Some variables are defined in view:
- $this->data: contains the elasticsearch result. It is an array of fields.
- $this->highlight : contains an array of fields with highlight
- $this->type : contains the value of variable $type
Highlight
Highlighting is generated by ElasticSearch. Here bellow an example with the article plugin.
if($this->highlight['introtext']){ echo ElasticSearchHelper::truncateHighLight($this->highlight['introtext'],200); } else{ if($this->highlight['fulltext']){ echo ElasticSearchHelper::truncateHighLight($this->highlight['fulltext'],500); } else { $text=SearchHelper::prepareSearchContent($this->data['introtext'],""); echo JHtmlString::truncate($text,500,true,false); } }
If a word is highlighted in “introtext”, it will display the content of the field. If not found, it checks if a word is highlighted in the “fulltext”. We can notice that a specific function is called for highlight: ElasticSearchHelper::truncateHighLight
This function truncates text and selects just some words on both sides of highlighted words.

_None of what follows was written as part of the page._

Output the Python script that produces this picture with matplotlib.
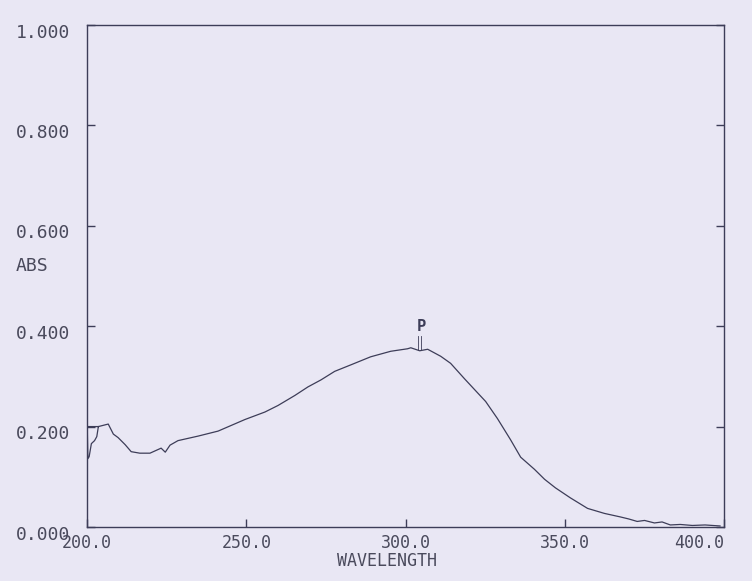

Second argument is a limit in number of characters.
Template overriding
This part is more to adapt an existing plugin to a website. Joomla provides a template system to custom display without modify existing code. As we have already seen, each plugin has a view to display. It is possible to override it and change display of a type. To do that, you just need to create a file at: [base_site]/template/[mytemplate]/html/com_elasticsearch/plg_[ name_of_your_type]/default.php
In this way, when a search will be done, it is this file that will be executed.